Последним судорожным рывком он попробовал ухватиться за ветви кривого молоденького дуба, склонившегося над болотом как бы в почтительном поклоне, и рука его даже коснулась ветки, но та тут же выскользнула из мокрых пальцев. Трясина сдавила Алексею грудь, обожгла ледяным холодом шею и неумолимо потащила на дно.
15
Вера очнулась, открыла глаза. В висках и затылке стучало. Девушка снова смежила веки, и немедленно появилась картинка: Евгений Осадчий, щелкающий кнопками и тумблерами, его радостное лицо, стол, стремительно приближающийся к ней…
Вера в ужасе распахнула глаза и, превозмогая тошноту, поднялась на ноги. Она ожидала увидеть аппаратную, но с удивлением обнаружила, что находится в коридоре. Осторожно потрогала затылок и зашипела от боли.

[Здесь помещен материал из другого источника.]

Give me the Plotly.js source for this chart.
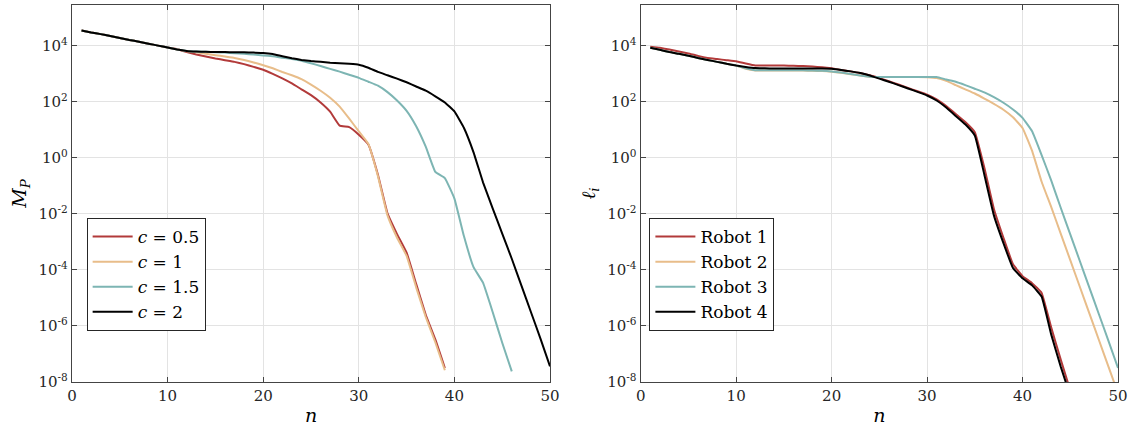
<!DOCTYPE html>
<html>
<head>
<meta charset="utf-8">
<script src="https://cdn.plot.ly/plotly-3.0.1.min.js"></script>
<style>
html,body{margin:0;padding:0;background:#fff;}
#chart{width:1139px;height:431px;}
</style>
</head>
<body>
<div id="chart"></div>
<script>
// ---------- data (log10 of the plotted values) ----------
var n = [1,2,3,4,5,6,7,8,9,10,11,12,13,14,15,16,17,18,19,20,21,22,23,24,25,26,27,28,29,30,31,32,33,34,35,36,37,38,39,40,41,42,43,44,45,46,47,48,49,50];

// Left panel: M_P for c = 0.5, 1, 1.5, 2
var logMP_c05 = [4.55,4.48,4.42,4.35,4.28,4.21,4.15,4.08,4.01,3.94,3.88,3.78,3.69,3.62,3.55,3.49,3.43,3.35,3.25,3.15,3.00,2.84,2.66,2.45,2.24,1.98,1.65,1.15,1.10,0.83,0.48,-0.60,-1.98,-2.72,-3.38,-4.50,-5.60,-6.48,-7.50];
var logMP_c1  = [4.55,4.48,4.42,4.35,4.28,4.21,4.15,4.08,4.01,3.94,3.87,3.81,3.77,3.72,3.67,3.62,3.57,3.50,3.41,3.31,3.20,3.07,2.95,2.81,2.62,2.40,2.15,1.83,1.40,0.95,0.50,-0.65,-2.05,-2.85,-3.50,-4.62,-5.68,-6.58,-7.58];
var logMP_c15 = [4.55,4.48,4.42,4.35,4.28,4.21,4.15,4.08,4.01,3.94,3.87,3.82,3.80,3.79,3.77,3.76,3.74,3.72,3.69,3.66,3.63,3.58,3.53,3.47,3.38,3.28,3.18,3.08,2.97,2.86,2.72,2.58,2.35,2.05,1.68,1.13,0.40,-0.50,-0.72,-1.45,-2.80,-3.90,-4.46,-5.50,-6.60,-7.62];
var logMP_c2  = [4.55,4.48,4.42,4.35,4.28,4.21,4.15,4.08,4.01,3.94,3.87,3.82,3.80,3.79,3.78,3.78,3.77,3.77,3.76,3.75,3.71,3.63,3.56,3.50,3.46,3.43,3.40,3.38,3.36,3.33,3.22,3.07,2.95,2.83,2.70,2.55,2.40,2.20,1.98,1.66,1.07,0.20,-0.88,-1.80,-2.70,-3.60,-4.55,-5.50,-6.45,-7.44];

// Right panel: l_i for Robots 1..4
var logL_r1 = [3.97,3.93,3.87,3.80,3.73,3.64,3.57,3.53,3.49,3.45,3.37,3.30,3.30,3.30,3.30,3.29,3.28,3.26,3.24,3.20,3.14,3.09,3.03,2.95,2.85,2.74,2.62,2.50,2.38,2.26,2.09,1.85,1.57,1.28,0.92,-0.35,-1.82,-2.85,-3.80,-4.22,-4.47,-4.82,-6.05,-7.20,-8.30];
var logL_r2 = [3.93,3.86,3.78,3.72,3.65,3.57,3.50,3.43,3.36,3.30,3.18,3.12,3.12,3.12,3.12,3.12,3.12,3.11,3.10,3.08,3.04,2.99,2.94,2.90,2.89,2.89,2.89,2.89,2.89,2.88,2.85,2.75,2.60,2.45,2.30,2.12,1.93,1.72,1.45,1.07,0.25,-0.85,-1.75,-2.70,-3.65,-4.60,-5.55,-6.50,-7.45,-8.40];
var logL_r3 = [3.93,3.86,3.78,3.72,3.65,3.57,3.50,3.43,3.36,3.30,3.20,3.13,3.13,3.13,3.13,3.13,3.13,3.12,3.11,3.09,3.05,3.00,2.94,2.90,2.89,2.89,2.89,2.89,2.89,2.89,2.89,2.80,2.72,2.60,2.47,2.34,2.17,1.97,1.73,1.43,0.95,0.10,-0.80,-1.78,-2.73,-3.68,-4.63,-5.58,-6.53,-7.50];
var logL_r4 = [3.93,3.86,3.78,3.72,3.65,3.57,3.50,3.43,3.36,3.30,3.25,3.21,3.20,3.19,3.19,3.19,3.19,3.19,3.19,3.18,3.14,3.09,3.03,2.94,2.83,2.72,2.60,2.48,2.36,2.23,2.05,1.80,1.50,1.20,0.80,-0.60,-2.05,-3.04,-3.93,-4.30,-4.55,-4.95,-6.30,-7.45,-8.50];

var leftNames  = ['<i>c</i> = 0.5', '<i>c</i> = 1', '<i>c</i> = 1.5', '<i>c</i> = 2'];
var rightNames = ['Robot 1', 'Robot 2', 'Robot 3', 'Robot 4'];
var xTicks = [0,10,20,30,40,50];
var yTickVals = [1e-8,1e-6,1e-4,1e-2,1,1e2,1e4];
var yTickText = ['10<sup>-8</sup>','10<sup>-6</sup>','10<sup>-4</sup>','10<sup>-2</sup>','10<sup>0</sup>','10<sup>2</sup>','10<sup>4</sup>'];

// ---------- styling ----------
var colors = ['#b23a3a', '#e8bd8a', '#7db5b3', '#000000'];
var FONT = 'DejaVu Serif, Liberation Serif, serif';

function toVals(arr){ return arr.map(function(v){ return Math.pow(10, v); }); }

var leftSeries  = [logMP_c05, logMP_c1, logMP_c15, logMP_c2];
var rightSeries = [logL_r1, logL_r2, logL_r3, logL_r4];

var traces = [];
leftSeries.forEach(function(s, i){
  traces.push({
    x: n.slice(0, s.length), y: toVals(s), type: 'scatter', mode: 'lines',
    name: leftNames[i], xaxis: 'x', yaxis: 'y', legend: 'legend',
    line: {color: colors[i], width: 2, shape: 'spline', smoothing: 0.3}
  });
});
rightSeries.forEach(function(s, i){
  traces.push({
    x: n.slice(0, s.length), y: toVals(s), type: 'scatter', mode: 'lines',
    name: rightNames[i], xaxis: 'x2', yaxis: 'y2', legend: 'legend2',
    line: {color: colors[i], width: 2, shape: 'spline', smoothing: 0.3}
  });
});

function xAxis(domain, anchor){
  return {
    domain: domain, anchor: anchor, range: [0, 50],
    tickvals: xTicks, ticks: 'inside', ticklen: 5, tickcolor: '#444',
    showline: true, linecolor: '#444', linewidth: 1.2, mirror: 'ticks',
    showgrid: true, gridcolor: '#e3e3e3', gridwidth: 1, zeroline: false,
    tickfont: {family: FONT, size: 15, color: '#262626'},
    title: {text: '<i>n</i>', font: {family: FONT, size: 19, color: '#000'}, standoff: 4}
  };
}
function yAxis(anchor, title){
  return {
    type: 'log', anchor: anchor, range: [-8, 5.46],
    tickvals: yTickVals, ticktext: yTickText,
    ticks: 'inside', ticklen: 5, tickcolor: '#444',
    showline: true, linecolor: '#444', linewidth: 1.2, mirror: 'ticks',
    showgrid: true, gridcolor: '#e3e3e3', gridwidth: 1, zeroline: false,
    tickfont: {family: FONT, size: 15, color: '#262626'},
    title: {text: title, font: {family: FONT, size: 19, color: '#000'}, standoff: 6}
  };
}

var legendStyle = function(x){
  return {
    x: x, y: 0.435, xanchor: 'left', yanchor: 'top',
    bgcolor: '#ffffff', bordercolor: '#262626', borderwidth: 1,
    font: {family: FONT, size: 17, color: '#000'},
    tracegroupgap: 0, itemwidth: 40
  };
};

var layout = {
  width: 1139, height: 431,
  margin: {l: 72, r: 21, t: 5, b: 49},
  paper_bgcolor: '#ffffff', plot_bgcolor: '#ffffff',
  showlegend: true,
  font: {family: FONT},
  xaxis: xAxis([0, 0.457], 'y'),
  yaxis: yAxis('x', '<i>M</i><sub><i>P</i></sub>'),
  xaxis2: xAxis([0.5437, 1], 'y2'),
  yaxis2: yAxis('x2', '<i>ℓ</i><sub><i>i</i></sub>'),
  legend: legendStyle(0.014),
  legend2: legendStyle(0.552)
};

Plotly.newPlot('chart', traces, layout, {staticPlot: true, displayModeBar: false});
</script>
</body>
</html>
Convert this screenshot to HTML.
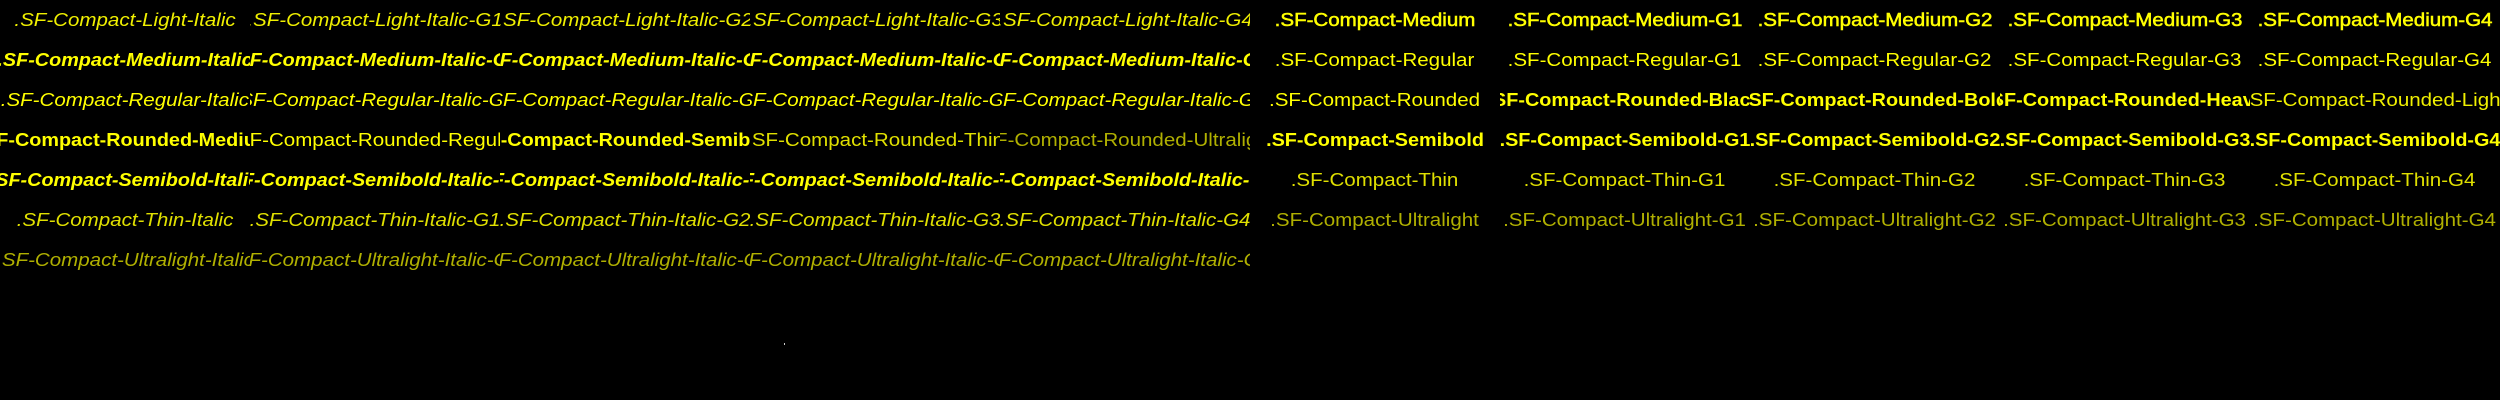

Откуда-то издалека доносился странный шум, и Вера не сразу поняла, что слышит стук капель дождя в оконное стекло. Вслушиваясь в отдаленные раскаты грома, она пощупала затылок, затем поднесла пальцы к глазам. На них оказалась кровь.
«Ничего серьезного, – сказала себе Вера. – Кожа рассечена, но черепная кость цела».
Пошатываясь и держась рукой за стену, девушка медленно двинулась по коридору. Прошла несколько метров и остановилась. Глаза ее округлились, руки метнулись ко рту, чтобы подавить крик. На мгновение свет померк, и Вере пришлось до боли закусить губу, чтобы не потерять сознание.
На полу перед нею лежал труп Сташевской. Возле головы женщины расплылась лужица черной вязкой крови. Чуть поодаль – тело охранника Олега. Его лицо распухло от побоев, а из широко раскрытого рта торчала резиновая дубинка.
Вера двинулась дальше. Она шла по коридору, как во сне – просто невозможно было поверить в реальность происходящего. За углом наткнулась еще на один труп, молоденькой и хорошенькой медсестры Нины. За несколько дней, проведенных в клинике, Вера едва ли перекинулась с ней парой слов. Перед тем, как задушить Нину, убийцы изнасиловали ее. Вера прошла мимо, стараясь не смотреть на окровавленные, нелепо вывихнутые бедра девушки.
«Все это из-за меня», – подумала вдруг Вера. Но мысль не ужаснула ее. Чувства вины тоже не было. Вера словно бы покинула свое тело и смотрела на себя со стороны, как на героиню отвратительного фильма ужасов.
Внезапно до нее донесся отчаянный, полный ужаса и боли женский крик. У Веры захолонуло сердце.
И тут девушка увидела нечто такое, что ужаснуло ее не меньше, чем трупы сотрудников на полу, – дверь палаты Часовщика была открыта нараспашку. Вера заглянула внутрь. Защитная стеклянная перегородка ушла в стену, палата пуста.
Ей вдруг показалось, что кто-то стоит у нее за спиной. Вера быстро обернулась и облегченно перевела дух. В коридоре не было ни души. Шум доносился снизу. Видимо, разъяренные пациенты, расправившись с персоналом клиники, собрались в холле.